I’m not saying that homelessness can be solved by merely diverting funds. But I think it’s a shift in sentiment from “rah rah, whatever it takes to free Ukraine from Russians!” Ukrainian flags all over Facebook, and so on, to a “look at all the problems we have at home that we could be spending our taxpayer dollars on. Whether or not the redirection of those funds would make a difference in those specific issues isn’t really the point. The point is waning support for the spending on Ukrainian infrastructure and defense.

If we end up trying to do the same on two fronts, Taiwan and Ukraine, with waning support for any level of involvement, I don’t see it being publicly supported. And with the 2024 election coming, I think war is going to be a major campaign issue. If sentiment is moving against our involvement in these wars, then we can’t keep going.

Homelessness is a political problem, specifically relating to local politics, not a money problem.

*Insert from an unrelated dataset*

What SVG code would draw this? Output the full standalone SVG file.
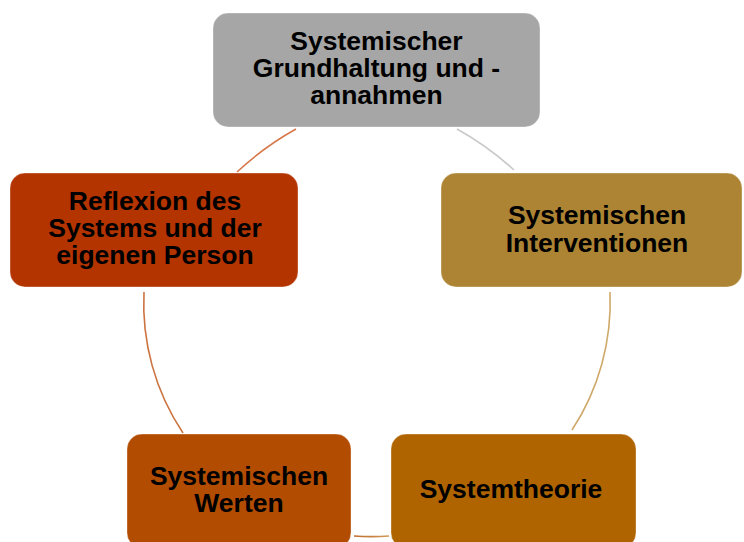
<svg xmlns="http://www.w3.org/2000/svg" width="744" height="542" viewBox="0 0 744 542">
<style>
.box{stroke-width:1;stroke-opacity:0.35;stroke:#ffffff}
.lbl{font-family:"Liberation Sans",Arial,sans-serif;font-weight:bold;font-size:26.5px;fill:#000000;text-anchor:middle}
.arc{fill:none;stroke-width:1.6}
</style>
<defs>
<linearGradient id="gBottom" x1="0" y1="0" x2="1" y2="0">
<stop offset="0" stop-color="#c26a2a"/>
<stop offset="1" stop-color="#cf9a55"/>
</linearGradient>
</defs>
<rect width="744" height="542" fill="#ffffff"/>
<g id="connectors">
<path class="arc" stroke="#c9c9c9" d="M457,129 A300,300 0 0 1 514,170"/>
<path class="arc" stroke="#cfa96a" d="M610,292 A233,233 0 0 1 572,430"/>
<path class="arc" stroke="url(#gBottom)" d="M389,536 A233,233 0 0 1 354,536"/>
<path class="arc" stroke="#cb7440" d="M183,433 A233,233 0 0 1 144,292"/>
<path class="arc" stroke="#d6774a" d="M237,172 A300,300 0 0 1 296,129"/>
</g>
<g id="node-grundhaltung">
<rect class="box" x="213" y="13" width="327" height="114" rx="15" fill="#a6a6a6"/>
<text class="lbl" x="376.5" y="50">Systemischer</text>
<text class="lbl" x="376.5" y="77">Grundhaltung und -</text>
<text class="lbl" x="376.5" y="104">annahmen</text>
</g>
<g id="node-interventionen">
<rect class="box" x="441" y="173" width="301" height="114" rx="15" fill="#ad8433"/>
<text class="lbl" x="597" y="224">Systemischen</text>
<text class="lbl" x="597" y="251.5">Interventionen</text>
</g>
<g id="node-systemtheorie">
<rect class="box" x="391" y="434" width="245" height="114" rx="15" fill="#b06400"/>
<text class="lbl" x="511" y="498">Systemtheorie</text>
</g>
<g id="node-werten">
<rect class="box" x="127" y="434" width="224" height="114" rx="15" fill="#b24c00"/>
<text class="lbl" x="239" y="484.5">Systemischen</text>
<text class="lbl" x="239" y="511.5">Werten</text>
</g>
<g id="node-reflexion">
<rect class="box" x="10" y="173" width="288" height="114" rx="15" fill="#b43400"/>
<text class="lbl" x="155" y="209.5">Reflexion des</text>
<text class="lbl" x="155" y="236.5">Systems und der</text>
<text class="lbl" x="155" y="263.5">eigenen Person</text>
</g>
</svg>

An extra $100 billion in the federal budget wouldn't do anything.

I'm not sure what you mean by "broken buildings". You could photograph cherry-picked decrepit buildings at any point in US history. It doesn't mean anything.

Wait until they see Sherman’s March to the Sea.

If the State Department's ostensible idea of exhausting Russia by funding endless war ends up costing America one of its major strategic goals instead, it'll have to be remembered as one of the most idiotic stratagems of history.

I'm not counting on it, but it wouldn't surprise me. It's commonly pointed out that despite being extremely enthusiastic about war, Americans can hardly sustain their interest in it, which is what cost them Vietnam and Afghanistan.

Playing for attrition when you're famous for losing against weak opponents that just waited you out didn't sound like the greatest of ideas in the first place.

Who knows what's gonna happen though.

Playing for attrition when you're famous for losing against weak opponents that just waited you out didn't sound like the greatest of ideas in the first place.

But the Ukraine-Russia war is more analogous to the USSR vs. the Mujahideen, in that the US is not the one sending its troops. The differences are that the Ukrainians are fighting on worse terrain, but with better equipment, and against a relatively weaker power (Russia is a faint shadow of the USSR).

All true statements.

Although I must say my original pronostic back at the old place was that Ukraine would certainly lose precisely because wins in this kind of configuration are historically very reliant on terrain advantage.

We'll see if the West can compensate with matériel and intelligence, but since this has turned into world war style static fronts and artillery battles it's really manpower that's going to be the deciding factor and I don't see how Ukraine has a possible win on that.

Although I must say my original pronostic back at the old place was that Ukraine would certainly lose precisely because wins in this kind of configuration are historically very reliant on terrain advantage.

I would agree, but for the fact that the conventional gap between Russia and Ukraine is relatively small.

I'm not sure how analogous the situations are. The Ukraine War is essentially a freebie for the United States: throw a pittance at Ukraine and watch Russia's soldiers get tossed into a meat grinder. A war over Taiwan would be far costlier both economically (which would increase domestic pressures to give up) and in terms of human life (which would increase domestic pressures to fight to the bitter end; tens of thousands of dead soldiers is a rallying cry). It wouldn't be a proxy war.